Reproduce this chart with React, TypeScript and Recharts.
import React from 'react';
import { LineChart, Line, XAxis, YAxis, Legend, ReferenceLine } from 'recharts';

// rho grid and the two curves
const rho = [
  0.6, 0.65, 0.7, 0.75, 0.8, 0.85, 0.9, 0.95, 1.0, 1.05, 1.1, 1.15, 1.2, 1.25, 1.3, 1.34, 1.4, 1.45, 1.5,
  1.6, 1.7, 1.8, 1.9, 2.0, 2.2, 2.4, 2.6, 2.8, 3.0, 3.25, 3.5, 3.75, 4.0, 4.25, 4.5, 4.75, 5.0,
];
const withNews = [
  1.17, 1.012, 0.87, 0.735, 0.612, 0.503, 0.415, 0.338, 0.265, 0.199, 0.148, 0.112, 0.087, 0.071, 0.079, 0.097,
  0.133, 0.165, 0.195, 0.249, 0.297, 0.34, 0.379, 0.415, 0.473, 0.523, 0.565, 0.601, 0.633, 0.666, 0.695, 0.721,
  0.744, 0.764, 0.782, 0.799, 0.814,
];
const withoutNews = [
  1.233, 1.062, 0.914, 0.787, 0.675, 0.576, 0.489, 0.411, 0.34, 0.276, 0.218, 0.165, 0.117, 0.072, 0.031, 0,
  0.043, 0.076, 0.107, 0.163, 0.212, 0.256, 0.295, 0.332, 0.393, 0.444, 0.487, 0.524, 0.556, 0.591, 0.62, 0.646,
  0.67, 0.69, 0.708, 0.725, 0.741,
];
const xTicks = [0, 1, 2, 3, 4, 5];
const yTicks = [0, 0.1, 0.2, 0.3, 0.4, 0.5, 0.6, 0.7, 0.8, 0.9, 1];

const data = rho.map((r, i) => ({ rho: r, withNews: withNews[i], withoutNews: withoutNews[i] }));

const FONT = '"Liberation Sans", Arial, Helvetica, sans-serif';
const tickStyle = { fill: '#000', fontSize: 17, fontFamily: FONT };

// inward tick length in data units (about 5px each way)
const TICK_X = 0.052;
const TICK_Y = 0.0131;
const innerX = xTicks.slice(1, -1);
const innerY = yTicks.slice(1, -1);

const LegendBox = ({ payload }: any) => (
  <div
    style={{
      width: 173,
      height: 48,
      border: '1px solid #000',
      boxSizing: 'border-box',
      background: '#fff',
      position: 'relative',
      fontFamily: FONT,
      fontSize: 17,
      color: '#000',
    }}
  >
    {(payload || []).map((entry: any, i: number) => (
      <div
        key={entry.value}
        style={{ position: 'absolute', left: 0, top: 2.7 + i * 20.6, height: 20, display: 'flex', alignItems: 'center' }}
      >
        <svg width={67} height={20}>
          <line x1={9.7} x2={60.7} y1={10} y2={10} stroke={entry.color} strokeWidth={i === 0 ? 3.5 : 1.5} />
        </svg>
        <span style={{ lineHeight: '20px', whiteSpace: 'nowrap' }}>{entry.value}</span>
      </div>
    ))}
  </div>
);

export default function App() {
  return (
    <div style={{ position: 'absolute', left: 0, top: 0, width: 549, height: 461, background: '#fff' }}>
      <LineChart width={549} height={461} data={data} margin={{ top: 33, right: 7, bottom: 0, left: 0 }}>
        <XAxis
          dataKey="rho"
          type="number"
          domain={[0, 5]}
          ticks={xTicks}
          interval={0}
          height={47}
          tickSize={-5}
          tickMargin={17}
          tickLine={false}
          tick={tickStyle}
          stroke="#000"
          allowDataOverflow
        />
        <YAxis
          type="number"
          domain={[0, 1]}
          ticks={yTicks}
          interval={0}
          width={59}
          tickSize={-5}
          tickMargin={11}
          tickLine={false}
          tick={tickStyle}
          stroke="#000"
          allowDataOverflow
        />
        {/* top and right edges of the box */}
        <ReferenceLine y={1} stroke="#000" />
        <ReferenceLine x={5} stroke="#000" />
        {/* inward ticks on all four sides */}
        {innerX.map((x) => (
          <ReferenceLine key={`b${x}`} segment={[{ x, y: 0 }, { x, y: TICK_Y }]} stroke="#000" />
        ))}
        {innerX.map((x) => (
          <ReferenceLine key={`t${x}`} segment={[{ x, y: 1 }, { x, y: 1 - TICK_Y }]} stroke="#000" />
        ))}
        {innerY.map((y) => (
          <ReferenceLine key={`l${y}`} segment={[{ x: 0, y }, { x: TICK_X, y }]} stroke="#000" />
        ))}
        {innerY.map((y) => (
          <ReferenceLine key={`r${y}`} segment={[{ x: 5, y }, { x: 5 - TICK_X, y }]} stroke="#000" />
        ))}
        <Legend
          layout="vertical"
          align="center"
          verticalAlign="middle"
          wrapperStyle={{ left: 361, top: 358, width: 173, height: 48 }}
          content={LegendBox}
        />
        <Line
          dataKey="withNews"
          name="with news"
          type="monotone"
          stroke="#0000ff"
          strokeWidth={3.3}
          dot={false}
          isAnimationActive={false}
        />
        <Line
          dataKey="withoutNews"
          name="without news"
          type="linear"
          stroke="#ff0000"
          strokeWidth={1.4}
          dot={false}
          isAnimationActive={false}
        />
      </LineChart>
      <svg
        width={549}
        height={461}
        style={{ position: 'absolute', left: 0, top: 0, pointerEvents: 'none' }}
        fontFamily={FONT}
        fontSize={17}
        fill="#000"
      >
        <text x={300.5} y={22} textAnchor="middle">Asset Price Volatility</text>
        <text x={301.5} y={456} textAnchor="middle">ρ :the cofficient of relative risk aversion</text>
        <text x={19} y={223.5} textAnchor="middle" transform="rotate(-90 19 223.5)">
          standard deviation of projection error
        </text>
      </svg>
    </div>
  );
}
:::::
--- Aim ---
Print the material above once more, exactly.

--- Written answer ---
Reproduce this chart with React, TypeScript and Recharts.
import React from 'react';
import { LineChart, Line, XAxis, YAxis, Legend, ReferenceLine } from 'recharts';

// rho grid and the two curves
const rho = [
  0.6, 0.65, 0.7, 0.75, 0.8, 0.85, 0.9, 0.95, 1.0, 1.05, 1.1, 1.15, 1.2, 1.25, 1.3, 1.34, 1.4, 1.45, 1.5,
  1.6, 1.7, 1.8, 1.9, 2.0, 2.2, 2.4, 2.6, 2.8, 3.0, 3.25, 3.5, 3.75, 4.0, 4.25, 4.5, 4.75, 5.0,
];
const withNews = [
  1.17, 1.012, 0.87, 0.735, 0.612, 0.503, 0.415, 0.338, 0.265, 0.199, 0.148, 0.112, 0.087, 0.071, 0.079, 0.097,
  0.133, 0.165, 0.195, 0.249, 0.297, 0.34, 0.379, 0.415, 0.473, 0.523, 0.565, 0.601, 0.633, 0.666, 0.695, 0.721,
  0.744, 0.764, 0.782, 0.799, 0.814,
];
const withoutNews = [
  1.233, 1.062, 0.914, 0.787, 0.675, 0.576, 0.489, 0.411, 0.34, 0.276, 0.218, 0.165, 0.117, 0.072, 0.031, 0,
  0.043, 0.076, 0.107, 0.163, 0.212, 0.256, 0.295, 0.332, 0.393, 0.444, 0.487, 0.524, 0.556, 0.591, 0.62, 0.646,
  0.67, 0.69, 0.708, 0.725, 0.741,
];
const xTicks = [0, 1, 2, 3, 4, 5];
const yTicks = [0, 0.1, 0.2, 0.3, 0.4, 0.5, 0.6, 0.7, 0.8, 0.9, 1];

const data = rho.map((r, i) => ({ rho: r, withNews: withNews[i], withoutNews: withoutNews[i] }));

const FONT = '"Liberation Sans", Arial, Helvetica, sans-serif';
const tickStyle = { fill: '#000', fontSize: 17, fontFamily: FONT };

// inward tick length in data units (about 5px each way)
const TICK_X = 0.052;
const TICK_Y = 0.0131;
const innerX = xTicks.slice(1, -1);
const innerY = yTicks.slice(1, -1);

const LegendBox = ({ payload }: any) => (
  <div
    style={{
      width: 173,
      height: 48,
      border: '1px solid #000',
      boxSizing: 'border-box',
      background: '#fff',
      position: 'relative',
      fontFamily: FONT,
      fontSize: 17,
      color: '#000',
    }}
  >
    {(payload || []).map((entry: any, i: number) => (
      <div
        key={entry.value}
        style={{ position: 'absolute', left: 0, top: 2.7 + i * 20.6, height: 20, display: 'flex', alignItems: 'center' }}
      >
        <svg width={67} height={20}>
          <line x1={9.7} x2={60.7} y1={10} y2={10} stroke={entry.color} strokeWidth={i === 0 ? 3.5 : 1.5} />
        </svg>
        <span style={{ lineHeight: '20px', whiteSpace: 'nowrap' }}>{entry.value}</span>
      </div>
    ))}
  </div>
);

export default function App() {
  return (
    <div style={{ position: 'absolute', left: 0, top: 0, width: 549, height: 461, background: '#fff' }}>
      <LineChart width={549} height={461} data={data} margin={{ top: 33, right: 7, bottom: 0, left: 0 }}>
        <XAxis
          dataKey="rho"
          type="number"
          domain={[0, 5]}
          ticks={xTicks}
          interval={0}
          height={47}
          tickSize={-5}
          tickMargin={17}
          tickLine={false}
          tick={tickStyle}
          stroke="#000"
          allowDataOverflow
        />
        <YAxis
          type="number"
          domain={[0, 1]}
          ticks={yTicks}
          interval={0}
          width={59}
          tickSize={-5}
          tickMargin={11}
          tickLine={false}
          tick={tickStyle}
          stroke="#000"
          allowDataOverflow
        />
        {/* top and right edges of the box */}
        <ReferenceLine y={1} stroke="#000" />
        <ReferenceLine x={5} stroke="#000" />
        {/* inward ticks on all four sides */}
        {innerX.map((x) => (
          <ReferenceLine key={`b${x}`} segment={[{ x, y: 0 }, { x, y: TICK_Y }]} stroke="#000" />
        ))}
        {innerX.map((x) => (
          <ReferenceLine key={`t${x}`} segment={[{ x, y: 1 }, { x, y: 1 - TICK_Y }]} stroke="#000" />
        ))}
        {innerY.map((y) => (
          <ReferenceLine key={`l${y}`} segment={[{ x: 0, y }, { x: TICK_X, y }]} stroke="#000" />
        ))}
        {innerY.map((y) => (
          <ReferenceLine key={`r${y}`} segment={[{ x: 5, y }, { x: 5 - TICK_X, y }]} stroke="#000" />
        ))}
        <Legend
          layout="vertical"
          align="center"
          verticalAlign="middle"
          wrapperStyle={{ left: 361, top: 358, width: 173, height: 48 }}
          content={LegendBox}
        />
        <Line
          dataKey="withNews"
          name="with news"
          type="monotone"
          stroke="#0000ff"
          strokeWidth={3.3}
          dot={false}
          isAnimationActive={false}
        />
        <Line
          dataKey="withoutNews"
          name="without news"
          type="linear"
          stroke="#ff0000"
          strokeWidth={1.4}
          dot={false}
          isAnimationActive={false}
        />
      </LineChart>
      <svg
        width={549}
        height={461}
        style={{ position: 'absolute', left: 0, top: 0, pointerEvents: 'none' }}
        fontFamily={FONT}
        fontSize={17}
        fill="#000"
      >
        <text x={300.5} y={22} textAnchor="middle">Asset Price Volatility</text>
        <text x={301.5} y={456} textAnchor="middle">ρ :the cofficient of relative risk aversion</text>
        <text x={19} y={223.5} textAnchor="middle" transform="rotate(-90 19 223.5)">
          standard deviation of projection error
        </text>
      </svg>
    </div>
  );
}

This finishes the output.